Reynolds predicted the yield curve would go negative; short rates will be paying a bit more than long rates before they eventually flatten out and the 10-year bond will be 6 percent sometime in 2005, he said. "If we see a 200-basis-points move in interest rates, that will negatively impact bank earnings across the board by 4 percent," Reynolds opined.

And then there's Saudi Arabia, a country where 16 is the average age of its citizenry and the unemployment rate is 20 percent. With fundamentalists controlling the thoughts of young Saudi's, Reynolds feels their oil fields are very vulnerable to terrorist attack. "Demand for oil is huge now due to development in the Third World," he said. With the impact of sabotage on oil prices dramatic, Reynolds summed up his view of the global economy: "I'm worried about the future."

Separate states

Jim Benson, president and CEO of Pioneer Bank & Trust, Spearfish, S.D., greeted nearly 100 South Dakota bankers as SDBA's 2004-2005 chairman with his promise to continue fighting against non-bank competition. "Our industry is always under the gun and we continue to be okay because SDBA is a strong advocate for us," Benson said. Benson noted there are 17,000 people working in banks in South Dakota. "I hope to let our banks know to get the employees into the fight."

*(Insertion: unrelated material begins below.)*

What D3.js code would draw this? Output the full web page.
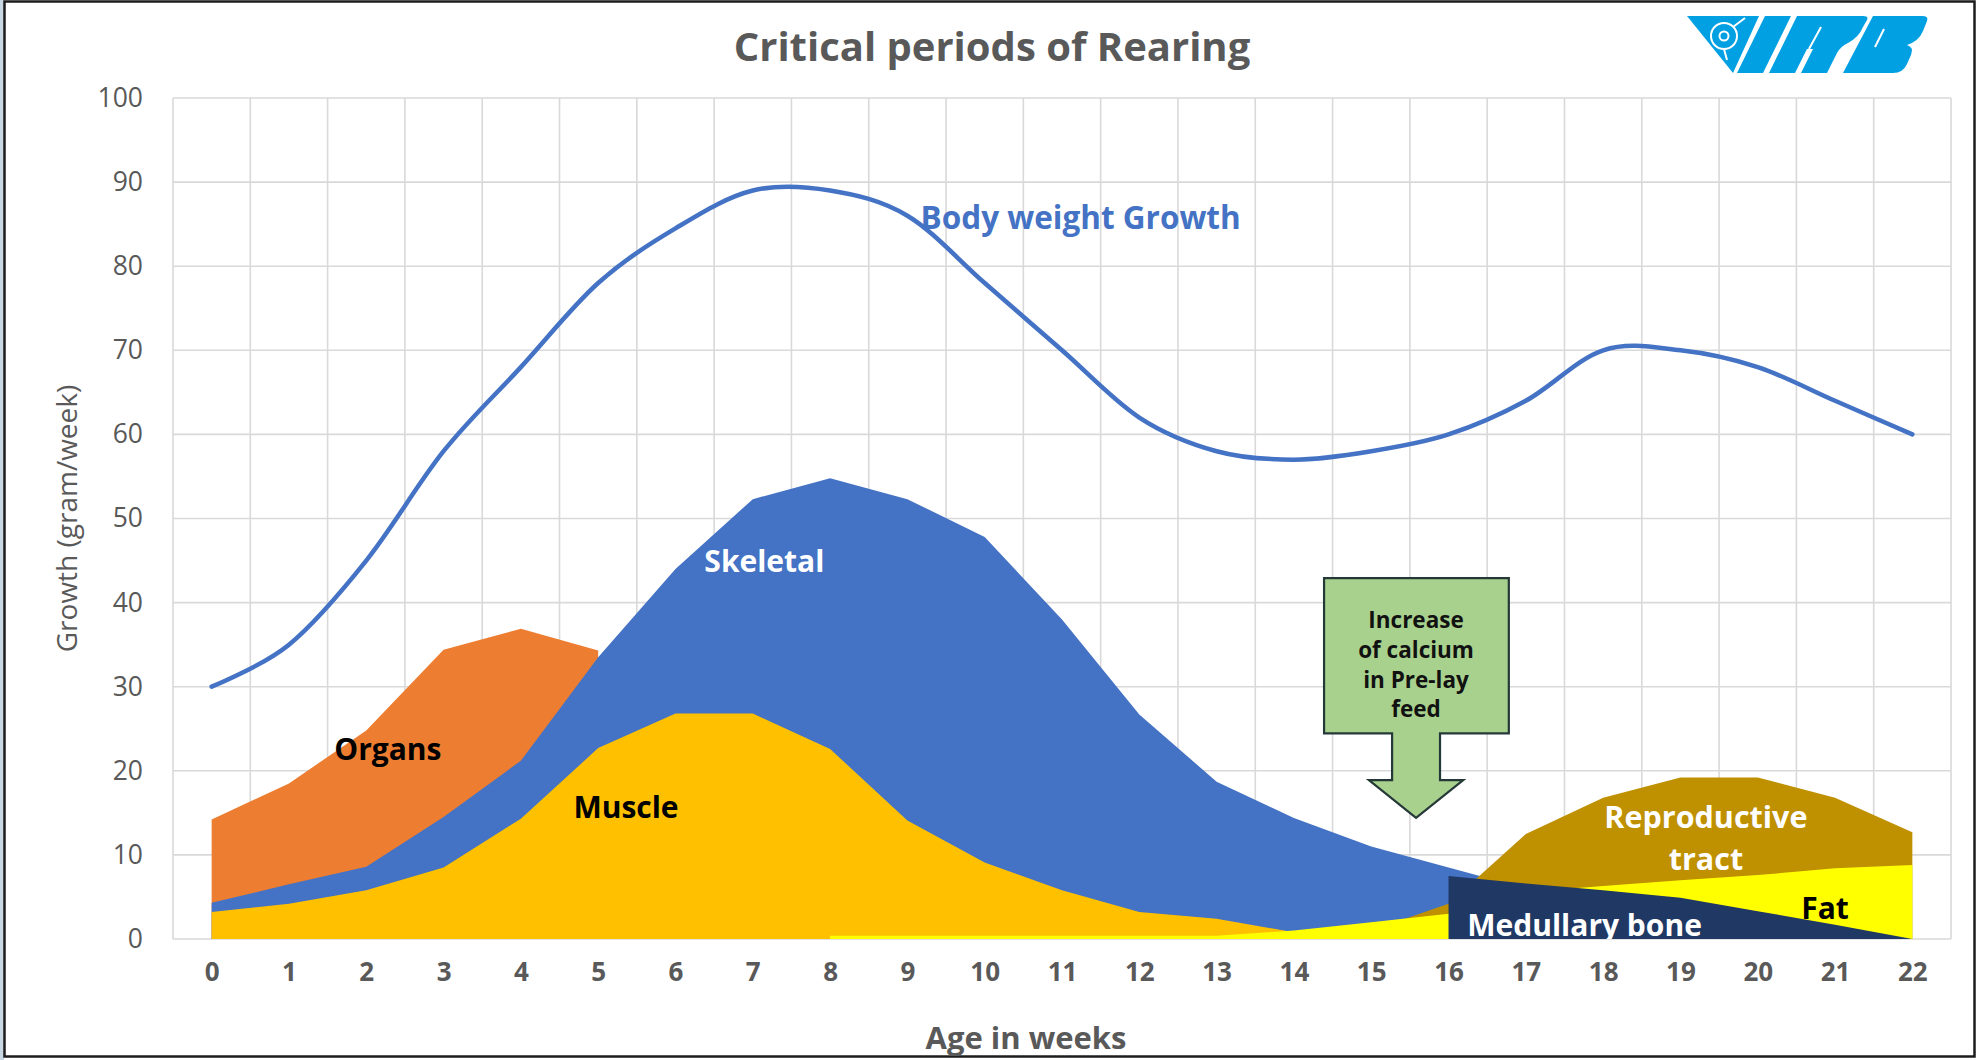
<!DOCTYPE html>
<html>
<head>
<meta charset="utf-8">
<script src="https://cdn.jsdelivr.net/npm/d3@7/dist/d3.min.js"></script>
<style>
  html, body { margin: 0; padding: 0; background: #fff; }
  svg { display: block; font-family: "Open Sans", sans-serif; }
</style>
</head>
<body>
<svg id="chart" width="1979" height="1060"></svg>
<script>
// values (gram/week), null = series not drawn there
const weeks = d3.range(0, 23);
const bodyWeight = [30, 35, 45, 58, 68, 78, 84.5, 89, 89, 86, 78, 70, 62, 58, 57, 58, 60, 64, 70, 70, 68, 64, 60];
const organs = [14.2, 18.5, 24.8, 34.4, 36.9, 34.3, null, null, null, null, null, null, null, null, null, null, null, null, null, null, null, null, null];
const skeletal = [4.3, 6.5, 8.6, 14.5, 21.2, 33.5, 44, 52.3, 54.8, 52.3, 47.8, 38, 26.7, 18.7, 14.4, 11, 8.5, 6, null, null, null, null, null];
const muscle = [3.2, 4.2, 5.8, 8.5, 14.3, 22.7, 26.8, 26.8, 22.6, 14.1, 9.1, 5.8, 3.2, 2.4, 0.8, null, null, null, null, null, null, null, null];
const reproductive = [null, null, null, null, null, null, null, null, null, null, null, null, null, null, 0, 1, 4.2, 12.5, 16.8, 19.2, 19.2, 16.8, 12.7];
const fat = [null, null, null, null, null, null, null, null, 0.4, 0.4, 0.4, 0.4, 0.4, 0.4, 1.0, 2.0, 3.0, 5.6, 6.3, 7.0, 7.6, 8.4, 8.8];
const medullary = [null, null, null, null, null, null, null, null, null, null, null, null, null, null, null, null, 7.5, 6.6, 5.8, 4.9, 3.3, 1.7, 0];
const yTicks = d3.range(0, 101, 10);

// back to front, like the original drawing order
const areaSeries = [
    { name: 'Organs', values: organs, color: '#ed7d31' },
    { name: 'Skeletal', values: skeletal, color: '#4472c4' },
    { name: 'Muscle', values: muscle, color: '#ffc000' },
    { name: 'Reproductive tract', values: reproductive, color: '#bf9000' },
    { name: 'Fat', values: fat, color: '#ffff00' },
    { name: 'Medullary bone', values: medullary, color: '#203864' }
];

// label anchors in data units (week, value of first line), gap = value step between lines
const labels = [
    { lines: ['Body weight Growth'], week: 9.17, value: 86, color: '#4472c4', anchor: 'start', size: 31.5 },
    { lines: ['Skeletal'], week: 7.15, value: 45.1, color: '#fff', anchor: 'middle', size: 30 },
    { lines: ['Organs'], week: 2.28, value: 22.7, color: '#000', anchor: 'middle', size: 30 },
    { lines: ['Muscle'], week: 5.36, value: 15.8, color: '#000', anchor: 'middle', size: 30 },
    { lines: ['Reproductive', 'tract'], week: 19.33, value: 14.6, gap: 5.0, color: '#fff', anchor: 'middle', size: 30.5 },
    { lines: ['Fat'], week: 20.87, value: 3.8, color: '#000', anchor: 'middle', size: 30 },
    { lines: ['Medullary bone'], week: 17.76, value: 1.8, color: '#fff', anchor: 'middle', size: 30 }
];
const calloutLines = ['Increase', 'of calcium', 'in Pre-lay', 'feed'];

const svg = d3.select('#chart');
const margin = { left: 173, right: 1951, top: 98, bottom: 939 };

const x = d3.scaleLinear().domain([-0.5, 22.5]).range([margin.left, margin.right]);
const y = d3.scaleLinear().domain([0, 100]).range([margin.bottom, margin.top]);

// frame
svg.append('rect').attr('x', 0).attr('y', 0).attr('width', 4).attr('height', 1060).attr('fill', '#c9d6e4');
svg.append('rect')
    .attr('x', 4.5).attr('y', 1.5).attr('width', 1970).attr('height', 1055)
    .attr('fill', 'none').attr('stroke', '#1c1c1c').attr('stroke-width', 2.5);

// grid
const grid = svg.append('g').attr('stroke', '#d9d9d9').attr('stroke-width', 1.6);
grid.selectAll('line.h')
    .data(yTicks)
    .join('line')
    .attr('class', 'h')
    .attr('x1', margin.left).attr('x2', margin.right)
    .attr('y1', (d) => y(d)).attr('y2', (d) => y(d));
grid.selectAll('line.v')
    .data(d3.range(-0.5, 23, 1))
    .join('line')
    .attr('class', 'v')
    .attr('x1', (d) => x(d)).attr('x2', (d) => x(d))
    .attr('y1', margin.top).attr('y2', margin.bottom);

// axes (labels only)
const yAxis = svg.append('g')
    .attr('transform', `translate(${margin.left},0)`)
    .call(d3.axisLeft(y).tickValues(yTicks).tickSize(0).tickPadding(30));
yAxis.select('.domain').remove();
yAxis.selectAll('text')
    .attr('font-family', '"Open Sans", sans-serif')
    .attr('font-size', 26.5)
    .attr('fill', '#595959');

const xAxis = svg.append('g')
    .attr('transform', `translate(0,${margin.bottom})`)
    .call(d3.axisBottom(x).tickValues(weeks).tickSize(0).tickPadding(24));
xAxis.select('.domain').remove();
xAxis.selectAll('text')
    .attr('font-family', '"Open Sans", sans-serif')
    .attr('font-size', 26)
    .attr('font-weight', 700)
    .attr('fill', '#595959');

// areas
const area = d3.area()
    .defined((d) => d != null)
    .x((d, i) => x(weeks[i]))
    .y0(y(0))
    .y1((d) => y(d));

svg.append('g')
    .selectAll('path')
    .data(areaSeries)
    .join('path')
    .attr('d', (d) => area(d.values))
    .attr('fill', (d) => d.color);

// callout box with arrow
const box = { left: 14.39, right: 16.78, top: 42.9, bottom: 24.45 };
const shaft = { left: 15.27, right: 15.89, end: 18.9 };
const head = { left: 14.97, right: 16.19, tip: 14.4, mid: 15.58 };
const callout = d3.path();
callout.moveTo(x(box.left), y(box.top));
callout.lineTo(x(box.right), y(box.top));
callout.lineTo(x(box.right), y(box.bottom));
callout.lineTo(x(shaft.right), y(box.bottom));
callout.lineTo(x(shaft.right), y(shaft.end));
callout.lineTo(x(head.right), y(shaft.end));
callout.lineTo(x(head.mid), y(head.tip));
callout.lineTo(x(head.left), y(shaft.end));
callout.lineTo(x(shaft.left), y(shaft.end));
callout.lineTo(x(shaft.left), y(box.bottom));
callout.lineTo(x(box.left), y(box.bottom));
callout.closePath();
svg.append('path')
    .attr('d', callout.toString())
    .attr('fill', '#a9d18e')
    .attr('stroke', '#243838')
    .attr('stroke-width', 2.2);
svg.append('text')
    .attr('text-anchor', 'middle')
    .attr('dominant-baseline', 'central')
    .attr('font-size', 22.5)
    .attr('font-weight', 700)
    .attr('fill', '#111')
    .selectAll('tspan')
    .data(calloutLines)
    .join('tspan')
    .attr('x', x(head.mid))
    .attr('y', (d, i) => y(38.0 - i * 3.53))
    .text((d) => d);

// body weight line
const line = d3.line()
    .x((d, i) => x(weeks[i]))
    .y((d) => y(d))
    .curve(d3.curveCatmullRom.alpha(0));
svg.append('path')
    .attr('d', line(bodyWeight))
    .attr('fill', 'none')
    .attr('stroke', '#4472c4')
    .attr('stroke-width', 4.5)
    .attr('stroke-linecap', 'round');

// series labels, clipped to the plot area
svg.append('clipPath').attr('id', 'plot-clip')
    .append('rect')
    .attr('x', margin.left).attr('y', margin.top)
    .attr('width', margin.right - margin.left).attr('height', margin.bottom - margin.top);

svg.append('g')
    .attr('clip-path', 'url(#plot-clip)')
    .selectAll('text')
    .data(labels)
    .join('text')
    .attr('text-anchor', (d) => d.anchor)
    .attr('dominant-baseline', 'central')
    .attr('font-size', (d) => d.size)
    .attr('font-weight', 700)
    .attr('fill', (d) => d.color)
    .selectAll('tspan')
    .data((d) => d.lines.map((t, i) => ({ t, xPos: x(d.week), yPos: y(d.value - i * (d.gap || 0)) })))
    .join('tspan')
    .attr('x', (d) => d.xPos)
    .attr('y', (d) => d.yPos)
    .text((d) => d.t);

// titles
svg.append('text')
    .attr('x', 992).attr('y', 45)
    .attr('text-anchor', 'middle')
    .attr('dominant-baseline', 'central')
    .attr('font-size', 40)
    .attr('font-weight', 700)
    .attr('fill', '#595959')
    .text('Critical periods of Rearing');

svg.append('text')
    .attr('x', 1026).attr('y', 1037)
    .attr('text-anchor', 'middle')
    .attr('dominant-baseline', 'central')
    .attr('font-size', 31)
    .attr('font-weight', 700)
    .attr('fill', '#595959')
    .text('Age in weeks');

svg.append('text')
    .attr('transform', `translate(66,${(margin.top + margin.bottom) / 2}) rotate(-90)`)
    .attr('text-anchor', 'middle')
    .attr('dominant-baseline', 'central')
    .attr('font-size', 28)
    .attr('fill', '#595959')
    .text('Growth (gram/week)');

// logo (rough sketch of the VRB mark)
const logo = svg.append('g').attr('transform', 'translate(1687,13)').attr('fill', '#00a0e3');
logo.append('path').attr('d', 'M0,3 L72,3 L46,60 Z');
logo.append('path').attr('d', 'M50,60 L76,60 L104,3 L78,3 Z');
logo.append('path').attr('d', 'M82,60 L108,60 L120,36 L126,36 L114,60 L140,60 L150,40 Q154,33 161,30 Q172,24 176,14 L180,7 Q182,3 176,3 L110,3 Z');
logo.append('path').attr('d', 'M156,60 L206,60 Q216,60 220,51 L224,42 Q227,34 220,32 Q232,28 236,18 L240,8 Q242,3 235,3 L186,3 Z');
const white = logo.append('g').attr('fill', 'none').attr('stroke', '#fff').attr('stroke-width', 2);
white.append('circle').attr('cx', 37).attr('cy', 23).attr('r', 13);
white.append('circle').attr('cx', 37).attr('cy', 23).attr('r', 4.5);
white.append('path').attr('d', 'M46,14 L58,5 M37,36 L40,47 M122,36 L134,14 M188,34 L197,16');
</script>
</body>
</html>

Curt Everson, president of SDBA, acknowledged that 2003 was a transition year for the association with the sale of Banclnsure and subsequent departure of Gary Palmer, and also getting to know Roger Novotny, South Dakota's Director of Banking and Finance who began his tenure in February. Everson promised to use technology more effectively to get SDBA members information without bombarding them.

Transition is only in its beginning stages at NDBA after longtime Executive Vice President Jim Schlosser announced he will retire July 2005. Schlosser, who took the reigns of the association 12 years ago, said NDBA just completed its strategic planning and his board won't put the search for his replacement into motion until autumn.